Earlier this month, in an
article for “Project Syndicate” famous American economist Nouriel Roubini joined the chorus of those who
declare that the multi-year run up in the gold price was just an almighty
bubble, that that bubble has now popped and that it will continue to deflate.
Gold is now in a bear market, a multi-year bear market, and Roubini gives six
reasons (he himself helpfully counts them down for us) for why gold is a bad
investment. Roubini does not quite go so far as to tell his readers that there
is no role whatsoever for the yellow metal. Investors should have a “very
modest” share of gold in their portfolios, as a hedge against extreme risks,
which, the good professor assures us, are almost so negligibly small that they
are “irrational fears”, really, but beyond that there is little reason to
bother with gold.
Interestingly, “very modest” is indeed a
good description of gold’s share in the global asset mix. According to some
studies gold accounts for only around 1 percent of global asset holdings. In
terms of asset breakdown we already are where Roubini thinks we should be.
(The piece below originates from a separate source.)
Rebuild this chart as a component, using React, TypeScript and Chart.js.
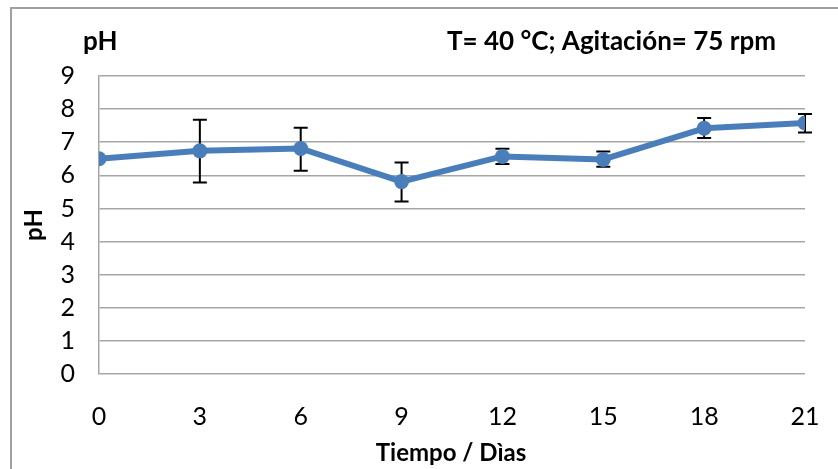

So
why bother? Those of us – such as yours truly – who hold a more pessimistic
outlook as to the efficiency of current policies and the sustainability of the current
monetary infrastructure, and who accordingly hold a bigger share of their
wealth in gold, are evidently “paranoid”, and as they now reap the deserved
reward for their dreadful negativity courtesy of a declining gold price, why
not ignore them? It is, after all, a tiny minority. But it is evident from
Roubini’s essay that he not only considers the gold bugs to be wrong and
foolish, they also annoy him profoundly. They anger him. Why? – Because he
thinks they also have a “political agenda”. Gold bugs are destructive. They are
misguided and even dangerous people.